Cette passion pour la nature dévore tout le reste, dépassant le travail d'écriture, le livre sur le porno à terminer, même le rendu de certains articles. Après tout, je suis entré dans une période de préretraite et je ne sens moins dans l'obligation de "produire". Mon métier de journaliste n'a pas bonne réputation, il est détruit jour après jour par les enjeux politiques et après mon tweet de 2017, je savais qu'une année sabbatique ne ferait de mal à personne. Cet hiver, j'ai fini de vendre ma collection de disques, ce qui m'a permis de prendre deux mois à l'écart, ce ne m'était pas arrivé depuis longtemps. Cela fait 17 ans désormais depuis mon départ de Paris et je ne suis plus la même personne, j'ai trouvé ici une indépendance que je ne pourrais pas trouver ailleurs. Je ne me sens plus pressé. Même ce livre sur le porno, qui aurait dû être terminé depuis plus d'un an, il n'y a personne qui peut l'écrire à ma place, je n'ai aucune compétition. Et comme mes autres sujets politiques sont dans l'impasse à cause de la mairie de Paris et du gouvernement actuel (la mémoire LGBT, le centre d'archives, la reconnaissance des militants sida, même la PMA), je dois bien admettre que l'horizon est bouché à court ou moyen terme. 

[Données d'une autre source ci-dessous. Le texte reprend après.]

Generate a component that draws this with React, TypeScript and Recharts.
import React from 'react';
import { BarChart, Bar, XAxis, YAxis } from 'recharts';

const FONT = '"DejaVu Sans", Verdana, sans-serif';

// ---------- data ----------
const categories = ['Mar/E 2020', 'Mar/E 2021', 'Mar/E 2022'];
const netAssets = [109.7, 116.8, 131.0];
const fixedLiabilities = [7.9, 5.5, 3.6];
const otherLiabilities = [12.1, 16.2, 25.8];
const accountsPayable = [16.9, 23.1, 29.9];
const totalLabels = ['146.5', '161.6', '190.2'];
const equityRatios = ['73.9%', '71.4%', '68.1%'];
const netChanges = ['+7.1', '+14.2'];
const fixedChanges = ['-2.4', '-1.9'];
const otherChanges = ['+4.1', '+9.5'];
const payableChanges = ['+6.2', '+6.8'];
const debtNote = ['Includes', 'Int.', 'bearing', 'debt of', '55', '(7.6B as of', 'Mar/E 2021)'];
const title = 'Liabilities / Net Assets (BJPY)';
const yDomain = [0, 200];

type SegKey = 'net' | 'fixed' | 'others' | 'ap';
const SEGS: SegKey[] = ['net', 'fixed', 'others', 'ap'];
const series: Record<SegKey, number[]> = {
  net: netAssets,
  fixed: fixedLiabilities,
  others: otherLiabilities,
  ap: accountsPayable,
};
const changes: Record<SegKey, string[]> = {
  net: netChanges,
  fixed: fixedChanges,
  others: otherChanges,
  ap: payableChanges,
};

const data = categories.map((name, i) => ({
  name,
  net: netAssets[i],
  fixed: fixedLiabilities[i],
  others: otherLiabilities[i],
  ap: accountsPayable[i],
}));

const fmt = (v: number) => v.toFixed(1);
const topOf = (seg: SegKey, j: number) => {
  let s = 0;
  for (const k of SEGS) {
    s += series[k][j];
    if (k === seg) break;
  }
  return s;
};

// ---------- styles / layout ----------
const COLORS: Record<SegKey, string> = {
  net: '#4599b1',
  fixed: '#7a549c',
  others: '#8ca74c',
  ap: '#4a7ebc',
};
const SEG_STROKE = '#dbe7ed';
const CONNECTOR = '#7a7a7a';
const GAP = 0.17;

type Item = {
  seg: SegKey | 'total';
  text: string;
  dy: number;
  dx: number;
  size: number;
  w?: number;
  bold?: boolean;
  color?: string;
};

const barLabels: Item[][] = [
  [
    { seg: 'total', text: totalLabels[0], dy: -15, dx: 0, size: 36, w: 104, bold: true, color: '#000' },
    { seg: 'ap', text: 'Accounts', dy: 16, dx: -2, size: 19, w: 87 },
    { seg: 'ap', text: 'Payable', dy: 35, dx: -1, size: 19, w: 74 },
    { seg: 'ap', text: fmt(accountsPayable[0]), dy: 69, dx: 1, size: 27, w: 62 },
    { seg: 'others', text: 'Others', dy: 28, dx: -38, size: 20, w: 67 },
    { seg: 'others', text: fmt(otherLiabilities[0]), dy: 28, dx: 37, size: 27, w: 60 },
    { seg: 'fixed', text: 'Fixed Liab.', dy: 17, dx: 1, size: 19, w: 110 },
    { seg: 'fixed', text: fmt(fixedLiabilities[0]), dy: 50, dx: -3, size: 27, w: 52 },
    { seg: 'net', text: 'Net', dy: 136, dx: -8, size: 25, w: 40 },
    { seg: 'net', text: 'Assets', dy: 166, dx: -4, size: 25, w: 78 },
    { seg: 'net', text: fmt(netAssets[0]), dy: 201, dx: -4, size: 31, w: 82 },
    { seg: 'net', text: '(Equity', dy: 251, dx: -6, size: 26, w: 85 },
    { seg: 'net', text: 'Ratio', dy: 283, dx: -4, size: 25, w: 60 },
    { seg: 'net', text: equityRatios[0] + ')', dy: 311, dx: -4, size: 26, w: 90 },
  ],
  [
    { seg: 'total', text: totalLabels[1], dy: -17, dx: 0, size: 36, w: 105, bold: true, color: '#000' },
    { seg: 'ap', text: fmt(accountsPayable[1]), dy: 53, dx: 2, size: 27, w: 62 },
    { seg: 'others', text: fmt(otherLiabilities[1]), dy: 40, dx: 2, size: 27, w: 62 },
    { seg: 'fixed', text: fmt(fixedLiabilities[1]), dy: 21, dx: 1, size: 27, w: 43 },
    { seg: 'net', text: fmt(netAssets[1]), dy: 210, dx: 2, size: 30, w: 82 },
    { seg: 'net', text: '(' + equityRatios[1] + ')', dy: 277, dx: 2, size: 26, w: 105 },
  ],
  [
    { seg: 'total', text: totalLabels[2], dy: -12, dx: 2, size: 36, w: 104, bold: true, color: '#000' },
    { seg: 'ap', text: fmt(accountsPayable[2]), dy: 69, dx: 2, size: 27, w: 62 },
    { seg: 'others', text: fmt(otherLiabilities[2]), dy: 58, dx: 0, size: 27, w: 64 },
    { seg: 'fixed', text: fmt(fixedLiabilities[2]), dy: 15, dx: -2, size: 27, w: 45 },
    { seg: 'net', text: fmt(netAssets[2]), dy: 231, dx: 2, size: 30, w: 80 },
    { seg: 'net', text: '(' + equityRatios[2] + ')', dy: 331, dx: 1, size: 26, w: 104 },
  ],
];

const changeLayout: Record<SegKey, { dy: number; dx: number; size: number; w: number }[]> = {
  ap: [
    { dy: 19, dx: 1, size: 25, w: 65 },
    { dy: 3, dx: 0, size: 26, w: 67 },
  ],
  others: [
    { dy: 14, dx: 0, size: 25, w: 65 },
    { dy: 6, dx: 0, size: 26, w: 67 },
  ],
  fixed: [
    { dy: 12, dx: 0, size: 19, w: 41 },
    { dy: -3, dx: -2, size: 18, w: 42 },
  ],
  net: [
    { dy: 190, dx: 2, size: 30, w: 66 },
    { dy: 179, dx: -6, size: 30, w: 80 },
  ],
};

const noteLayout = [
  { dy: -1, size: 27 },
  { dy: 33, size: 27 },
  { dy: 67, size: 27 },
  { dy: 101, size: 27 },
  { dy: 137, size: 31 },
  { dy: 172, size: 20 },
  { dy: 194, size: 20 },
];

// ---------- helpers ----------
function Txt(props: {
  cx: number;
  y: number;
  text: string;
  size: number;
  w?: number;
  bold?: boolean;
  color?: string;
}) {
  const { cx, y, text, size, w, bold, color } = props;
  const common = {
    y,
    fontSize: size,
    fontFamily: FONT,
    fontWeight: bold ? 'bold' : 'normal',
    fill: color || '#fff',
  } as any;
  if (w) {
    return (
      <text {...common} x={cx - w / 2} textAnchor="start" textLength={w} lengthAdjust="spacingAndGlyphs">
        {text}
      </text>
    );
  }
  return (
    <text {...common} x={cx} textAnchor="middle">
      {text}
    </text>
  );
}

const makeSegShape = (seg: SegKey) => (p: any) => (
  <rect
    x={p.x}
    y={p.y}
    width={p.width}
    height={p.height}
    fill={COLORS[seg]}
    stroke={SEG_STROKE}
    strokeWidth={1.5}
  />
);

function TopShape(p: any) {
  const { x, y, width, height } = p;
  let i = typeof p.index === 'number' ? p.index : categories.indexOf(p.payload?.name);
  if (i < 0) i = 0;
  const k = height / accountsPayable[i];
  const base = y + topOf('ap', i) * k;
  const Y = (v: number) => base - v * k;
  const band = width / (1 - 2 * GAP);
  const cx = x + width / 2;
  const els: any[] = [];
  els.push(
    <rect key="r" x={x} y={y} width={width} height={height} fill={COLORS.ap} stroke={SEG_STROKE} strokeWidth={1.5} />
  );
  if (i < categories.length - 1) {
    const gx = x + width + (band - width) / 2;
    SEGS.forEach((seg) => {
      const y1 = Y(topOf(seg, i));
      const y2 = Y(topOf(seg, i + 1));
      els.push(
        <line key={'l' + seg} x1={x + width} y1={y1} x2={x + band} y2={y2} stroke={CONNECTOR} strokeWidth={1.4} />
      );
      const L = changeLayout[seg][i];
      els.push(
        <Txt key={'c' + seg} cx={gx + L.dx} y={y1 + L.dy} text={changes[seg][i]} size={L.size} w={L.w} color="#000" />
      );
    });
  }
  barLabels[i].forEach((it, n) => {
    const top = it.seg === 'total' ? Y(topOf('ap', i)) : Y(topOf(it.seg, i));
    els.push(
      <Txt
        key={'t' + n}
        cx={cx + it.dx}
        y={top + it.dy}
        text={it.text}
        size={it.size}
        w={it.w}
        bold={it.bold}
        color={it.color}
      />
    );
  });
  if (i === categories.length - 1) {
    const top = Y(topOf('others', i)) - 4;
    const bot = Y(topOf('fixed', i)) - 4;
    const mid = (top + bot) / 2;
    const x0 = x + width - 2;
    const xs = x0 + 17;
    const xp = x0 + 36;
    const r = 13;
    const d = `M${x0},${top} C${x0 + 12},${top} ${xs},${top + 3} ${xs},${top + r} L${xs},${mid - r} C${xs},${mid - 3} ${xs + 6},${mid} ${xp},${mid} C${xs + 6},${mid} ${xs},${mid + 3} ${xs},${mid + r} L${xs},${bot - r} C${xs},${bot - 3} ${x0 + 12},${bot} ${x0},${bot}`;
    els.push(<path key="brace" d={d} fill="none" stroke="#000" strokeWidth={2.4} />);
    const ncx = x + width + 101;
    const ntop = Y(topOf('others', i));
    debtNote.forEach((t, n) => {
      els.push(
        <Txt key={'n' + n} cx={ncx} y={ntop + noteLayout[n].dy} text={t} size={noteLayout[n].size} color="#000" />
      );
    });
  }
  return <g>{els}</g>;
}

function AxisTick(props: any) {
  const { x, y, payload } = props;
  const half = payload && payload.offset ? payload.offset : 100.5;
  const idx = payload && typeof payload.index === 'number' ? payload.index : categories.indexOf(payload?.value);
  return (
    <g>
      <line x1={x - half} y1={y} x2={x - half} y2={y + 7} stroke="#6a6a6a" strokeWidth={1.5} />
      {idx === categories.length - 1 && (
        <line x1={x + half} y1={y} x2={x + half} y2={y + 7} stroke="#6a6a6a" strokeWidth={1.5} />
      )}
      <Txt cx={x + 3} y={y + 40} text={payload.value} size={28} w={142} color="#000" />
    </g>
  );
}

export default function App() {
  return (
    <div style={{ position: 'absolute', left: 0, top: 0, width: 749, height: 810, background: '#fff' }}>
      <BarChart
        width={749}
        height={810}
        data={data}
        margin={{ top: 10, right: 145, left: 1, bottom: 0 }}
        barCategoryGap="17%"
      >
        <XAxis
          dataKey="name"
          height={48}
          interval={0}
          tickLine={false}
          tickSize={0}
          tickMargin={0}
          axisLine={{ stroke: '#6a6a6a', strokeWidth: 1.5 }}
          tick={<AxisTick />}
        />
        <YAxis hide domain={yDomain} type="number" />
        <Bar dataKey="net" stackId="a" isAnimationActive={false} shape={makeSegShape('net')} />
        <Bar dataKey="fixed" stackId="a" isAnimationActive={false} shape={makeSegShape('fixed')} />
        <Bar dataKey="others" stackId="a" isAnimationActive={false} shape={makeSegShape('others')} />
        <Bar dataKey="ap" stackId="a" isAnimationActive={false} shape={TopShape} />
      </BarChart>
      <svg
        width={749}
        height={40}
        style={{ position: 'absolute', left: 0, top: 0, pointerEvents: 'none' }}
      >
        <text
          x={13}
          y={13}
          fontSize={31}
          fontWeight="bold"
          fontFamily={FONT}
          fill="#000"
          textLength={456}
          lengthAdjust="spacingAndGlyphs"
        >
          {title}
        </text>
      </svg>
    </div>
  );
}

La colère a toujours été un élément central de mon caractère, elle est de plus en plus alimentée par nos dirigeants qui n'écoutent pas les attentes européennes sur le climat et l'écologie. Pour la première fois de ma vie de militant, j'ai écrit une longue lettre à là ministre de la santé à qui je me suis défini comme "un gilet jaune du sida" et qui m'a répondu, deux mois plus tard, dans le plus grand style "Computer says no". Je m'en doutais, à vrai dire. Ma génération vit dans la précarité et je m'inquiète pour des personnes comme Hélène Azera, toutes celles et ceux qui travaillent sur le souvenir. Les gens nous poussent gentiment vers la sortie.

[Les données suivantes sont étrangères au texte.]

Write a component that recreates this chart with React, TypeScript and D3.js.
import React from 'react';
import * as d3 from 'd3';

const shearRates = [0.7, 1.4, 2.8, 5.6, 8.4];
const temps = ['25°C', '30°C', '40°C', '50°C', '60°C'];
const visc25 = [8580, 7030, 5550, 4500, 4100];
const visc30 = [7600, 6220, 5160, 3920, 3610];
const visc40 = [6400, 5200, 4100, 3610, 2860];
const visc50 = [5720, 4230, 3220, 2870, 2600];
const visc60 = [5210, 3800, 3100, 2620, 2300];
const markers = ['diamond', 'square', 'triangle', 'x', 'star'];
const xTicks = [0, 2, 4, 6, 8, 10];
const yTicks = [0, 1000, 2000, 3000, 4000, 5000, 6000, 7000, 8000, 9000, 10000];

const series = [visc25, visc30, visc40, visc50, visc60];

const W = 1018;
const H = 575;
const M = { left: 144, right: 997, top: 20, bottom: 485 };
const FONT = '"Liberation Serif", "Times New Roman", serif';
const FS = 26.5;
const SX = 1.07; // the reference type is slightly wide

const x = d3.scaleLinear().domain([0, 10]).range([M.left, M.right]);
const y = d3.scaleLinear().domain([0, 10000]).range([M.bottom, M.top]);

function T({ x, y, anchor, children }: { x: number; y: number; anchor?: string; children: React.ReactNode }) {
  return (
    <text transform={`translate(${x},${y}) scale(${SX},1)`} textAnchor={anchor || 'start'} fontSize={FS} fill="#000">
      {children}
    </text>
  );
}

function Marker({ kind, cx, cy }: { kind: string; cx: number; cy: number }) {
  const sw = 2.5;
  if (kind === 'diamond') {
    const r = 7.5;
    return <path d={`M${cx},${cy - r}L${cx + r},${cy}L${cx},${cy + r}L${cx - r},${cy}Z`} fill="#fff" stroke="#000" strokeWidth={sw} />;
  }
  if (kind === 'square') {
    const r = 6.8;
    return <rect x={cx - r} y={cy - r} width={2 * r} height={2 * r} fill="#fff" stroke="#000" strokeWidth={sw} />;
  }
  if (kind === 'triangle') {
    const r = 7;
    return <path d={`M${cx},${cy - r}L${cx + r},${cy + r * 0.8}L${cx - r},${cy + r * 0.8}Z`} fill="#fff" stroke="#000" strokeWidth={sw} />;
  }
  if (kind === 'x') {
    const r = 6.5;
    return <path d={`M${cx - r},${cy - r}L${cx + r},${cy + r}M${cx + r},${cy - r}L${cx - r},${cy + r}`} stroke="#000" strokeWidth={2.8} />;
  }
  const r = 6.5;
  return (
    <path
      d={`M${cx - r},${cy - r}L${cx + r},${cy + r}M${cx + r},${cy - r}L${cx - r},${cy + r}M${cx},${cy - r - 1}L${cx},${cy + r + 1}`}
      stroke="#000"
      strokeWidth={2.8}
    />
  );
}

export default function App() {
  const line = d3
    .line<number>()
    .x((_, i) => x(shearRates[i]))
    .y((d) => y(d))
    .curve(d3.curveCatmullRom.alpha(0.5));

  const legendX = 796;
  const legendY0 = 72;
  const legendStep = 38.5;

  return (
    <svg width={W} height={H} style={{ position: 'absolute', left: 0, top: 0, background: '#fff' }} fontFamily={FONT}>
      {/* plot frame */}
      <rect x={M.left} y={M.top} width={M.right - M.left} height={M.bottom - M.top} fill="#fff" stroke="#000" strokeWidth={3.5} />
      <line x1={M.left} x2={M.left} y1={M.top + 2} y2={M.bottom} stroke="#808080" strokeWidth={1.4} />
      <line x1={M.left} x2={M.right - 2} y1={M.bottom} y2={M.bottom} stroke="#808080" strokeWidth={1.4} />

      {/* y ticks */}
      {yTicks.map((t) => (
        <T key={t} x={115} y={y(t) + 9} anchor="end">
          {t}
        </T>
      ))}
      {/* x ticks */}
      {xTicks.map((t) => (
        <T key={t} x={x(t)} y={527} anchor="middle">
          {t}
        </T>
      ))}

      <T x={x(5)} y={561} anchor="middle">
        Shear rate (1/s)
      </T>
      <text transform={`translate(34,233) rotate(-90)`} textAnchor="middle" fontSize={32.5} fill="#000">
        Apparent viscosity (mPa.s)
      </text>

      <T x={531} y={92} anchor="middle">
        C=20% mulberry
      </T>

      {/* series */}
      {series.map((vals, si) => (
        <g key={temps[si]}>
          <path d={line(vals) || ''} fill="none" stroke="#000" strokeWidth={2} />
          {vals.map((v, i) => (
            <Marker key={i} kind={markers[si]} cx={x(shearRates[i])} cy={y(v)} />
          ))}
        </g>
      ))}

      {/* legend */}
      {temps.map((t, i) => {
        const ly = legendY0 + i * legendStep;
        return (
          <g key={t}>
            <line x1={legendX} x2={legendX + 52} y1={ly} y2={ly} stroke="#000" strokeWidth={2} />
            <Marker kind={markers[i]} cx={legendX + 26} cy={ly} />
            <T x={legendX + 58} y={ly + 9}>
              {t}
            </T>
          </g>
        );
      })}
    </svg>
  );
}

A la campagne, l'hiver est toujours une épreuve, c'est le deuxième que je passe dans cette maison et ses murs épais me protègent du froid et du manque de lumière. J'ai presque fini de repeindre tous les murs dans un éventail de couleurs nouvelles pour moi, plus flashy, des teintes qui jurent presque entre elles. Presque tous les soirs, le feu dans la cheminée est une présence qui alimente la solitude, le fait de rentrer le bois, s'occuper et entretenir les flammes, choisir une belle bûche, regarder les braises avant d'aller se coucher, c'est comme si je m'adressais mentalement au foyer, me demandant s'il y aura assez de bois avant le mois d'avril. La répétition incroyable des jours que l'on remarque avant d'aller dans la chambre, vérifier que la porte d'entrée est bien fermée, se laver les dents, préparer une bouillotte pour le lit, éteindre les lumières toujours dans le même ordre, quand on devient âgé cette répétition devient presque philosophique. 

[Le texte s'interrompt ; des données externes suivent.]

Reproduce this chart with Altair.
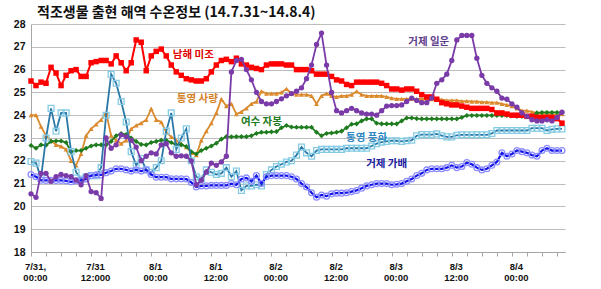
import altair as alt
import pandas as pd

hours = list(range(107))

nammi = [25.5, 25.3, 25.45, 25.4, 26.1, 25.85, 25.3, 25.75, 25.95, 26.0,
         25.7, 25.7, 26.3, 26.35, 26.4, 26.4, 26.25, 26.6, 26.3, 25.95,
         26.3, 27.3, 27.2, 25.95, 26.6, 26.8, 26.9, 26.6, 26.2, 25.9,
         25.75, 25.6, 25.55, 25.5, 25.5, 25.6, 25.9, 26.2, 26.4, 26.45,
         26.35, 26.5, 26.25, 26.2, 26.1, 26.05, 26.0, 26.2, 26.25, 26.25,
         26.25, 26.2, 26.2, 26.0, 26.0, 26.0, 25.95, 25.8, 25.8, 25.8,
         25.7, 25.55, 25.5, 25.35, 25.3, 25.45, 25.45, 25.45, 25.45, 25.45,
         25.4, 25.3, 25.15, 25.15, 25.1, 25.15, 25.15, 25.05, 24.9, 24.8,
         24.8, 24.7, 24.55, 24.5, 24.45, 24.45, 24.4, 24.35, 24.3, 24.3,
         24.3, 24.3, 24.25, 24.1, 24.1, 24.05, 24.0, 24.0, 24.0, 23.95,
         23.95, 23.9, 23.9, 23.9, 23.9, 23.85, 23.65]

saryang = [24.0, 24.0, 23.5, 23.1, 22.9, 22.7, 22.63, 22.5, 22.0, 21.8,
           22.3, 23.1, 23.4, 23.6, 23.8, 24.1, 23.1, 22.9, 22.75, 22.9,
           23.4, 23.55, 23.65, 23.8, 24.28, 23.8, 23.7, 23.25, 23.05, 22.9,
           22.75, 22.6, 22.35, 22.25, 22.9, 23.3, 23.65, 24.1, 24.7, 24.4,
           24.5, 24.05, 24.15, 24.3, 24.5, 24.6, 25.05, 24.95, 24.95, 24.95,
           25.0, 25.15, 24.95, 24.9, 24.9, 24.9, 24.85, 24.5, 24.85, 24.95,
           24.85, 24.8, 24.85, 24.85, 24.9, 25.05, 24.9, 24.85, 24.85, 24.85,
           24.85, 24.8, 24.75, 24.72, 24.72, 24.72, 24.72, 24.7, 24.72, 24.7,
           24.7, 24.7, 24.68, 24.65, 24.65, 24.65, 24.62, 24.62, 24.6, 24.6,
           24.57, 24.57, 24.55, 24.55, 24.5, 24.45, 24.4, 24.3, 24.2, 24.2,
           24.15, 24.1, 24.05, 24.05, 24.05, 24.0, 24.05]

jabong = [22.67, 22.55, 22.7, 22.68, 22.85, 22.87, 22.87, 22.8, 22.4, 22.45,
          22.45, 22.55, 22.65, 22.7, 22.7, 22.7, 22.85, 23.1, 23.2, 23.15,
          23.0, 22.85, 22.72, 22.7, 22.8, 22.85, 22.9, 22.9, 22.8, 22.7,
          22.7, 22.63, 22.4, 22.3, 22.45, 22.55, 22.65, 22.77, 22.95, 23.06,
          23.05, 23.06, 23.06, 23.06, 23.1, 23.2, 23.25, 23.25, 23.27, 23.28,
          23.45, 23.55, 23.48, 23.47, 23.47, 23.47, 23.47, 23.25, 23.1, 23.2,
          23.22, 23.25, 23.3, 23.45, 23.6, 23.62, 23.75, 23.84, 23.84, 23.65,
          23.62, 23.62, 23.62, 23.62, 23.75, 23.88, 23.88, 23.85, 23.84, 23.84,
          23.84, 23.84, 23.84, 23.84, 23.84, 23.84, 23.9, 23.99, 23.99, 23.99,
          23.99, 23.99, 23.99, 23.99, 23.99, 23.99, 23.99, 23.95, 23.95, 23.95,
          23.95, 24.1, 24.12, 24.12, 24.12, 24.12, 24.12]

punghwa = [21.97, 21.9, 21.25, 23.0, 24.3, 23.3, 24.1, 24.1, 22.4, 21.5,
           21.2, 21.3, 21.35, 21.35, 21.7, 24.0, 25.8, 25.4, 24.6, 23.7,
           22.4, 21.8, 22.1, 21.6, 21.5, 21.7, 22.0, 23.3, 24.1, 22.5,
           23.0, 23.4, 22.0, 21.3, 21.2, 21.6, 21.5, 21.4, 21.45, 21.7,
           21.3, 21.55, 20.7, 20.9, 20.9, 20.95, 20.9, 21.4, 21.6, 21.75,
           21.85, 21.95, 22.0, 22.25, 22.6, 22.35, 22.2, 22.45, 22.5, 22.5,
           22.5, 22.5, 22.5, 22.55, 22.55, 22.55, 22.55, 22.55, 22.65, 22.75,
           22.82, 22.85, 22.88, 22.88, 22.85, 22.88, 22.9, 23.1, 23.15, 23.15,
           23.15, 23.18, 23.1, 23.05, 23.05, 23.12, 23.14, 23.14, 23.14, 23.14,
           23.14, 23.14, 23.2, 23.33, 23.33, 23.33, 23.33, 23.33, 23.33, 23.33,
           23.43, 23.43, 23.43, 23.33, 23.38, 23.4, 23.4]

ilun = [20.55, 20.4, 21.45, 21.45, 21.1, 21.3, 21.4, 21.35, 21.3, 21.15,
        20.95, 21.35, 20.65, 20.6, 20.35, 23.0, 22.55, 22.7, 23.14, 23.05,
        22.9, 22.6, 22.0, 22.2, 22.35, 22.3, 22.7, 22.75, 22.35, 22.2,
        22.22, 22.2, 22.0, 20.95, 21.15, 21.5, 21.9, 21.8, 21.95, 22.2,
        25.9, 26.4, 26.45, 26.0, 25.55, 25.0, 24.6, 24.5, 24.5, 24.6,
        24.72, 24.85, 24.95, 25.05, 25.2, 25.6, 26.2, 27.1, 27.6, 26.2,
        25.0, 24.2, 24.1, 24.2, 24.3, 24.2, 24.1, 24.05, 24.05, 24.0,
        24.2, 24.4, 24.42, 24.42, 24.45, 24.6, 24.75, 24.65, 24.55, 24.55,
        24.75, 25.4, 25.55, 25.8, 26.4, 27.3, 27.5, 27.5, 27.5, 26.5,
        25.75, 25.4, 25.2, 25.05, 24.75, 24.7, 24.5, 24.35, 24.1, 23.95,
        23.8, 23.75, 23.75, 23.8, 23.75, 23.9, 24.13]

gabae = [21.4, 21.3, 21.15, 21.14, 21.14, 21.14, 21.14, 21.12, 21.08, 21.12,
         21.14, 21.2, 21.35, 21.38, 21.38, 21.48, 21.55, 21.65, 21.65, 21.6,
         21.55, 21.6, 21.55, 21.6, 21.4, 21.28, 21.28, 21.28, 21.21, 21.21,
         21.21, 21.2, 21.05, 20.85, 20.9, 20.9, 20.92, 20.92, 20.92, 20.92,
         21.0, 20.95, 21.2, 21.25, 21.1, 21.35, 21.0, 21.3, 21.35, 21.35,
         21.35, 21.35, 21.3, 21.2, 21.0, 20.85, 20.6, 20.4, 20.5, 20.45,
         20.55, 20.58, 20.58, 20.6, 20.65, 20.7, 20.8, 20.9, 20.95, 21.0,
         21.0, 21.0, 20.95, 20.97, 21.0, 21.1, 21.2, 21.35, 21.45, 21.6,
         21.65, 21.65, 21.65, 21.7, 21.8, 21.7, 21.75, 21.92, 21.85, 21.7,
         21.6, 21.65, 21.8, 21.95, 22.35, 22.2, 22.3, 22.45, 22.4, 22.35,
         22.25, 22.2, 22.45, 22.55, 22.45, 22.45, 22.45]

tick_labels = [["7/31,", "00:00"], ["7/31", "12:000"], ["8/1", "00:00"], ["8/1", "12:00"],
               ["8/2", "00:00"], ["8/2", "12:00"], ["8/3", "00:00"], ["8/3", "12:00"],
               ["8/4", "00:00"]]

title_text = "적조생물 출현 해역 수온정보 (14.7.31~14.8.4)"

series_names = ["남해 미조", "통영 사량", "여수 자봉", "통영 풍화", "거제 일운", "거제 가배"]
label_hours = [32.4, 33.2, 46.0, 67.0, 79.4, 71.0]
label_temps = [26.62, 24.73, 23.68, 22.98, 27.19, 21.88]
label_colors = ["#E00000", "#D4812A", "#1E7B1E", "#2E86C1", "#5E3C8C", "#2020A0"]

# ---- axes ----
label_arr = "[" + ",".join("['%s','%s']" % (a, b) for a, b in tick_labels) + "]"
xscale = alt.Scale(domain=[0, 106.6], nice=False, zero=False)
xaxis = alt.Axis(
    values=list(range(0, 106, 3)),
    labelExpr="datum.value % 12 == 0 ? " + label_arr + "[datum.value / 12] : ''",
    title=None, grid=False, tickSize=4, tickColor="#A6A6A6",
    domainColor="#A6A6A6", labelOverlap=False, labelFlush=False, labelBound=False,
    labelFont="Liberation Sans", labelFontSize=9.5, labelFontWeight="bold",
    labelColor="#111111", labelOffset=4, labelPadding=5, labelLineHeight=11,
)
yscale = alt.Scale(domain=[18, 28], nice=False, zero=False)
yaxis = alt.Axis(
    values=list(range(18, 29)), title=None, grid=True, gridColor="#BDBDBD",
    ticks=False, domainColor="#A6A6A6", labelFont="Liberation Sans",
    labelFontSize=10.5, labelFontWeight="bold", labelColor="#111111", labelPadding=6,
)

X = alt.X("hour:Q", scale=xscale, axis=xaxis)
Y = alt.Y("temp:Q", scale=yscale, axis=yaxis)


def series(vals, line_color, shape, size, filled, mcolor, width=1.8):
    df = pd.DataFrame({"hour": hours, "temp": vals})
    base = alt.Chart(df)
    line = base.mark_line(color=line_color, strokeWidth=width).encode(x=X, y=Y)
    if filled:
        pts = base.mark_point(shape=shape, filled=True, color=mcolor, size=size, opacity=1).encode(x=X, y=Y)
    else:
        pts = base.mark_point(shape=shape, filled=False, stroke=mcolor, strokeWidth=1.3,
                              size=size, opacity=1).encode(x=X, y=Y)
    return [line, pts]


layers = []
layers += series(saryang, "#DB8A2E", "triangle-up", 24, True, "#DB8A2E")
layers += series(jabong, "#1E7B1E", "diamond", 26, True, "#1E7B1E")
layers += series(punghwa, "#2A78A8", "square", 34, False, "#86CCE4")
layers += series(gabae, "#1010E8", "circle", 34, False, "#8C8CFF", width=2.2)
layers += series(nammi, "#FF0000", "square", 30, True, "#FF0000", width=2)
layers += series(ilun, "#7A3AA8", "circle", 28, True, "#7A3AA8")

lab_df = pd.DataFrame({"name": series_names, "hour": label_hours, "temp": label_temps,
                       "color": label_colors})
labels = alt.Chart(lab_df).mark_text(
    font="Noto Sans CJK KR", fontSize=10.5, fontWeight="bold"
).encode(x=X, y=Y, text="name:N", color=alt.Color("color:N", scale=None))

title = alt.Chart(pd.DataFrame({"t": [title_text]})).mark_text(
    font="Noto Sans CJK KR", fontSize=14, fontWeight="bold", align="left",
    baseline="middle", color="#111111"
).encode(text="t:N", x=alt.value(6), y=alt.value(-11))

chart = alt.layer(*layers, labels, title).properties(
    width=534, height=228,
    autosize=alt.AutoSizeParams(type="none"),
    padding={"left": 31, "top": 24, "right": 36, "bottom": 37},
    background="white",
).configure_view(strokeWidth=0)

chart.save("out.html", embed_options={"renderer": "svg", "actions": False})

Il y a quelques jours, il a enfin plu après des semaines de soleil et j'ai semé à la volée des milliers de graines sur le sol nettoyé de la prairie à venir, plusieurs variétés de pavots et de coquelicots, d'immortelles, de bleuets à fleurs doubles, surtout des fleurs qui nourrissent les abeilles comme du trèfle rouge. J'ai aussi ouvert depuis une semaine ou deux un compte Instagram sur ce jardin, une décision illogique vu ma fatigue des réseaux sociaux mais, cette fois, je ne me laisserai pas envahir par les commentaires et les demandes de discussion. Cet Instagram est purement informatif, je ne cherche pas les likes ou quoi que ce soit, c'est comme un journal de ce bout de terrain qui m'entoure, les petits objets que je dispose ça et là, les plantes qui se ressèment dans des endroits étonnants, les photos prises par les amis de passage - et surtout pas un seul selfie. Ce jardin m'offre la satisfaction que la société me refuse, c'est le seul endroit où je sens aller les choses dans le bon sens, même si le gel ou la sécheresse peuvent tout détruire. Ce sont ces quelques hectares qui me rappellent le chemin parcouru dans cette vie, ils font remonter mes souvenirs d'enfant à la ferme. 
Je commence à penser à écrire "mes mémoires".
Je suis né à la campagne en Algérie et je mourrai à la campagne en France.